* Start Dataset section *

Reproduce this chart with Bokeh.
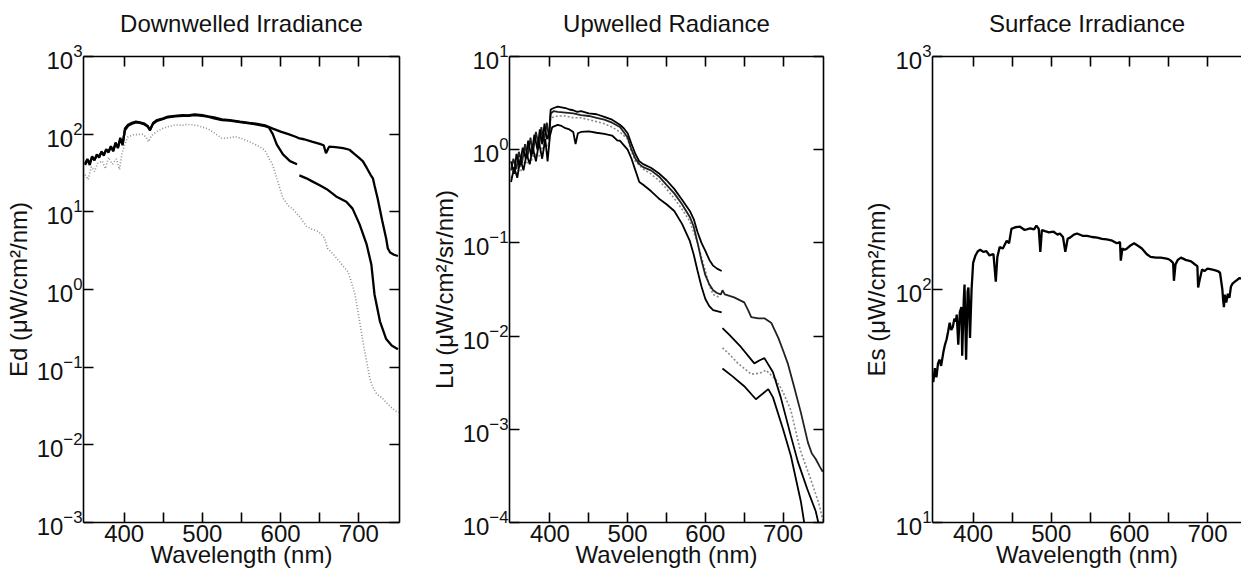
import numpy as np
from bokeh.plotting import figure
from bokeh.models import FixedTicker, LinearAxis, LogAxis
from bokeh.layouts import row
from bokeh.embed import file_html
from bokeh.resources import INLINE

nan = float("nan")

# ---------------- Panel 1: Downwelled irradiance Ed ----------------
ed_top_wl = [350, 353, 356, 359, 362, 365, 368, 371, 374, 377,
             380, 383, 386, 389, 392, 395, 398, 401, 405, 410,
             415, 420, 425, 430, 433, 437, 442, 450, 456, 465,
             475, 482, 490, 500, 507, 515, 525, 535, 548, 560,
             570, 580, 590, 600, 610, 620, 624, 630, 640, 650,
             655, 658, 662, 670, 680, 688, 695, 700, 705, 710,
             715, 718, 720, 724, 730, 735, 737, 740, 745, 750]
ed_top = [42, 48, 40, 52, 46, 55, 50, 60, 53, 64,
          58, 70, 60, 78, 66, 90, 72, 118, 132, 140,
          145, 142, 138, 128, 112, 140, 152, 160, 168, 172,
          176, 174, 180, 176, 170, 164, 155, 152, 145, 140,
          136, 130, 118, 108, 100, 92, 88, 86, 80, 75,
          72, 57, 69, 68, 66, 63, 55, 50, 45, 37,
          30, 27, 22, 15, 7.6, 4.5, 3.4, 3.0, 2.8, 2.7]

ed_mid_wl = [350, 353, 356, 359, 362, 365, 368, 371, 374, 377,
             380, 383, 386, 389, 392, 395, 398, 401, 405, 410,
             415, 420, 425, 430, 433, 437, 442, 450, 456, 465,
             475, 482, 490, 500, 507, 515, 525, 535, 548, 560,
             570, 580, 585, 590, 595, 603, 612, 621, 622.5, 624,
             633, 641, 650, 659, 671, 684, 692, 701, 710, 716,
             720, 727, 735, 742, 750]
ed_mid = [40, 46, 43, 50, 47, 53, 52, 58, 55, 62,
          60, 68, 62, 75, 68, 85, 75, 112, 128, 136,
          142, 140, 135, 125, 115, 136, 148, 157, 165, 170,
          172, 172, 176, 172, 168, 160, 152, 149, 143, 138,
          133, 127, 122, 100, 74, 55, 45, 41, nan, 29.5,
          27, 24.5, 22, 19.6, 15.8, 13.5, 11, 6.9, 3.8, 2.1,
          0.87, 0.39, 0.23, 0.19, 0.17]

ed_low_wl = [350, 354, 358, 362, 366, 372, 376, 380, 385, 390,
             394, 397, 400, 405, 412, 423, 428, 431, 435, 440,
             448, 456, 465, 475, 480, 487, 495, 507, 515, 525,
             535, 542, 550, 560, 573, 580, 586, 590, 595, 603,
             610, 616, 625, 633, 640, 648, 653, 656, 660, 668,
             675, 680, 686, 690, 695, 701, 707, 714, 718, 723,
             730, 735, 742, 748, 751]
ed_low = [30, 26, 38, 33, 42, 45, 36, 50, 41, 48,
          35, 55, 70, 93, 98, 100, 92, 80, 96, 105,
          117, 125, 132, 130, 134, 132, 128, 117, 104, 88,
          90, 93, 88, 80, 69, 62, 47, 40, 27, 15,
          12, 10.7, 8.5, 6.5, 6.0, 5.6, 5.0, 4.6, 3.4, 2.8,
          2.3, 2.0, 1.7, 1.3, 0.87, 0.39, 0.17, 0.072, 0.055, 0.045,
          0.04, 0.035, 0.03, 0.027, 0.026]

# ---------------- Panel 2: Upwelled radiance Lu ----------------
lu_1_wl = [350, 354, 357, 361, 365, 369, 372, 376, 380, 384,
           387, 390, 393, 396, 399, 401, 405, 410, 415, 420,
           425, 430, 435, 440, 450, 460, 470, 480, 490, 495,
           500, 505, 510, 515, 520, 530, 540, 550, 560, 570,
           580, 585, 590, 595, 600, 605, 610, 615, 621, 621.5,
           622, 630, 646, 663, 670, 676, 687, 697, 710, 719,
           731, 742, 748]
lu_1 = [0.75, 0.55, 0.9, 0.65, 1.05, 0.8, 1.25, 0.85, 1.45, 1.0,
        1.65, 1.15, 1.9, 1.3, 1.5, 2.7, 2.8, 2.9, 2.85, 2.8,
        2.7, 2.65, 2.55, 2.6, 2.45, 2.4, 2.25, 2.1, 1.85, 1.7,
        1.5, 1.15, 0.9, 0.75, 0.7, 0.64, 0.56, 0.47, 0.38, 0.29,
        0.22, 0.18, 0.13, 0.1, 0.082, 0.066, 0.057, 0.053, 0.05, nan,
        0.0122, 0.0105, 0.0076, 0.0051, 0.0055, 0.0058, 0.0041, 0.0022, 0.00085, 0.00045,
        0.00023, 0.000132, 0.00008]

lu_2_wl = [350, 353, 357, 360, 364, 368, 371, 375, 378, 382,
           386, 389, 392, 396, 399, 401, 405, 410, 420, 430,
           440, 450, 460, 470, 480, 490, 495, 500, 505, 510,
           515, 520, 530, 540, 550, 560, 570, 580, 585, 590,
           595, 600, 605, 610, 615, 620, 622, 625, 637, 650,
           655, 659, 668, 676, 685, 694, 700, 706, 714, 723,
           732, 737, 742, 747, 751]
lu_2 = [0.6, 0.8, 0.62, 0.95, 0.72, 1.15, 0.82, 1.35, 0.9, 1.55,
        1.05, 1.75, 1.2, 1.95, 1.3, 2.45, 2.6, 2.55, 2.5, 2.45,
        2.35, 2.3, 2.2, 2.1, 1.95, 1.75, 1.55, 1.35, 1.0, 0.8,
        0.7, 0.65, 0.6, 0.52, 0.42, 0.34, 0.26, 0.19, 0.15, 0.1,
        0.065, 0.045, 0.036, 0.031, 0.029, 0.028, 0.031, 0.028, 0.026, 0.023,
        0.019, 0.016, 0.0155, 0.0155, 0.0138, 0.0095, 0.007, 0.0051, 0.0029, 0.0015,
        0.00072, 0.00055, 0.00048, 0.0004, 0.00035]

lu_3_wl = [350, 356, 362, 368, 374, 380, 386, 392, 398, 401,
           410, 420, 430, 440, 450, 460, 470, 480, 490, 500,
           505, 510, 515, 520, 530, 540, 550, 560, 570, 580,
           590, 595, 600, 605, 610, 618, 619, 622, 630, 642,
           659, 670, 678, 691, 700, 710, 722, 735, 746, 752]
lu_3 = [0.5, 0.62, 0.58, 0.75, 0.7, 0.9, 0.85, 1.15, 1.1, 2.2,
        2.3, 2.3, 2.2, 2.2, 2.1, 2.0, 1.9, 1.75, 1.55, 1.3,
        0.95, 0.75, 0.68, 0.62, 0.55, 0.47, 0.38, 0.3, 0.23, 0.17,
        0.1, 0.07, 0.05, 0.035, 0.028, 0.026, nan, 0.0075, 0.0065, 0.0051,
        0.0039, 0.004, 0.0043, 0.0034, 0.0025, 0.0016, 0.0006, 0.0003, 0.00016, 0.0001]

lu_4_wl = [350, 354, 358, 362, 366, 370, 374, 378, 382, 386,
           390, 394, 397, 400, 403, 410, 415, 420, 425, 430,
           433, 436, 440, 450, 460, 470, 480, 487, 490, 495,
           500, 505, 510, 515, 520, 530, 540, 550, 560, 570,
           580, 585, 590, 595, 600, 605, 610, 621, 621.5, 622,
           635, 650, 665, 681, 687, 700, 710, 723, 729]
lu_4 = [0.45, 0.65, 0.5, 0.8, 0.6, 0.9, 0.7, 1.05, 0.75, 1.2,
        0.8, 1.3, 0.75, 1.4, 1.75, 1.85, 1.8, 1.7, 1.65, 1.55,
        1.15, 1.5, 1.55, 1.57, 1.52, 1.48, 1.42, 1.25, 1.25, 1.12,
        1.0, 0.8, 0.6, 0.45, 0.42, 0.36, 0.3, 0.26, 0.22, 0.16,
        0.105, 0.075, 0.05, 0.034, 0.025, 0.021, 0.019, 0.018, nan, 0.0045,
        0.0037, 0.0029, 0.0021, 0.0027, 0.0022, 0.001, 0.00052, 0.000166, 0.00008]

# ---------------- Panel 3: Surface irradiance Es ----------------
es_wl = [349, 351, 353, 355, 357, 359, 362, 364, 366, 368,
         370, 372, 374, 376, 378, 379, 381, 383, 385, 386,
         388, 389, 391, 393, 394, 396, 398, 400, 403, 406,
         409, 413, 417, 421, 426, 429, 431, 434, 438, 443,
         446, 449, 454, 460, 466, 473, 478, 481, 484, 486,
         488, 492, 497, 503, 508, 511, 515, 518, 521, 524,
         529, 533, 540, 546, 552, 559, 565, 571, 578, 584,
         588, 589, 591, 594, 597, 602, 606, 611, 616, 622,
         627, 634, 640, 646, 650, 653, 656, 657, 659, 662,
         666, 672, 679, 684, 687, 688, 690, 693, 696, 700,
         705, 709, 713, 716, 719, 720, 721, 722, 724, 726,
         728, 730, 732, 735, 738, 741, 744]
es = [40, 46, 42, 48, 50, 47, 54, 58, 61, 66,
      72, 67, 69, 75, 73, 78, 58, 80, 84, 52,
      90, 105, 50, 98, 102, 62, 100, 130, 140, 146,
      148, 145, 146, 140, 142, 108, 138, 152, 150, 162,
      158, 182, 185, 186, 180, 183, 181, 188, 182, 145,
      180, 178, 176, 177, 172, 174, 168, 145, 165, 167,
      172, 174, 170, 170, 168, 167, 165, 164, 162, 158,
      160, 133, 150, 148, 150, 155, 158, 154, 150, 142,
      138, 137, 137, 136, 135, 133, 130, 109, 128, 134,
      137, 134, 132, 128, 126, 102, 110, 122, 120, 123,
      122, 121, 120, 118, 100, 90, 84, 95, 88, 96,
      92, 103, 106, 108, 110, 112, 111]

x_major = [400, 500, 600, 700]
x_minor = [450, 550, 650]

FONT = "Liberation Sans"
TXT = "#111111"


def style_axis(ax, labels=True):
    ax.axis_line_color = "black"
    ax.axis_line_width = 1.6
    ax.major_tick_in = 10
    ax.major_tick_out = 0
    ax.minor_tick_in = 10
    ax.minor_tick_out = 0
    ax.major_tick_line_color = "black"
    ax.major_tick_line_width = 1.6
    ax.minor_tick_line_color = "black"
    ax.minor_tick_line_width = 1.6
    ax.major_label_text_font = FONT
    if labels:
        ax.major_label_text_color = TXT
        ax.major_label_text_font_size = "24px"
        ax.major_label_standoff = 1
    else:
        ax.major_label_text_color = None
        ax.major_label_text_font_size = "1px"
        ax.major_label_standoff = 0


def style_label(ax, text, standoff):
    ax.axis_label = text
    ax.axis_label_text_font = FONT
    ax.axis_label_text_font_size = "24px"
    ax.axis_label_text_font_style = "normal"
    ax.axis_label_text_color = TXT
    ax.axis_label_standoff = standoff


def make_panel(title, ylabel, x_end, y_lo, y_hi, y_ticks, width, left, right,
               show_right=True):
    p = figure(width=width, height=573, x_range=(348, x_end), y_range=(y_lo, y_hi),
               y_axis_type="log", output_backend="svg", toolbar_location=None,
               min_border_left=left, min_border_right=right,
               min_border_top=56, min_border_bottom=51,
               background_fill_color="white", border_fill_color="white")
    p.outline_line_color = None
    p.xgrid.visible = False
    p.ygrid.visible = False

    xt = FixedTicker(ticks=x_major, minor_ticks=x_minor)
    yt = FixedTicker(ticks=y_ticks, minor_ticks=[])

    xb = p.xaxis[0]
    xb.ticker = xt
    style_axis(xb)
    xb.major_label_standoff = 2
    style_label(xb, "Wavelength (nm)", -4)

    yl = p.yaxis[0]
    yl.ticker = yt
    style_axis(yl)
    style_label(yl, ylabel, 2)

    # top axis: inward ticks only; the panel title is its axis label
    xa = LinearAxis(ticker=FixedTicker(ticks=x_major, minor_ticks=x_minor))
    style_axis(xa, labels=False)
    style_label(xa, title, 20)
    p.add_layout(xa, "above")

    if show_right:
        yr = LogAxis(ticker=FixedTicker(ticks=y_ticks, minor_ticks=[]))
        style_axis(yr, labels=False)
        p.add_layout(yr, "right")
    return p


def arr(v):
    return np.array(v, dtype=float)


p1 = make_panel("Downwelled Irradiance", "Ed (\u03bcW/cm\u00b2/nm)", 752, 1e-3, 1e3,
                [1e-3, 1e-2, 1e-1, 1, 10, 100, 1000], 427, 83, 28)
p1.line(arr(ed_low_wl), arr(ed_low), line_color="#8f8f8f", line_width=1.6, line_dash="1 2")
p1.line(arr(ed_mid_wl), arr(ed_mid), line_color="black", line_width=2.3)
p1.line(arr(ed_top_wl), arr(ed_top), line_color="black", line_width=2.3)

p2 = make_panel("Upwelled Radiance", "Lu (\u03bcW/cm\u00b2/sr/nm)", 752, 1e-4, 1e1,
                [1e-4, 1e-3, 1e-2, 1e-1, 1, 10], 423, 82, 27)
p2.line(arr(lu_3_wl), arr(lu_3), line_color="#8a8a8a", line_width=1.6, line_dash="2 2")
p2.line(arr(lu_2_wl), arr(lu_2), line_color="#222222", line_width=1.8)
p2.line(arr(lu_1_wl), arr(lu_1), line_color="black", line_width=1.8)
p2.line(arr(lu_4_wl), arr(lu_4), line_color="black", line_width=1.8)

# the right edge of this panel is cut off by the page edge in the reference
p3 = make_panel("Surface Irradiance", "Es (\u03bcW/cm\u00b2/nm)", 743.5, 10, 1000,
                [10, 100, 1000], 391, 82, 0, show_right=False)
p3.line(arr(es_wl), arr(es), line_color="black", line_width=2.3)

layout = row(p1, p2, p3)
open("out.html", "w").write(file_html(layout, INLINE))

* End Dataset section *

Pick out every line with the string "this" and copy it.

Reproduce this chart with Bokeh.
# the right edge of this panel is cut off by the page edge in the reference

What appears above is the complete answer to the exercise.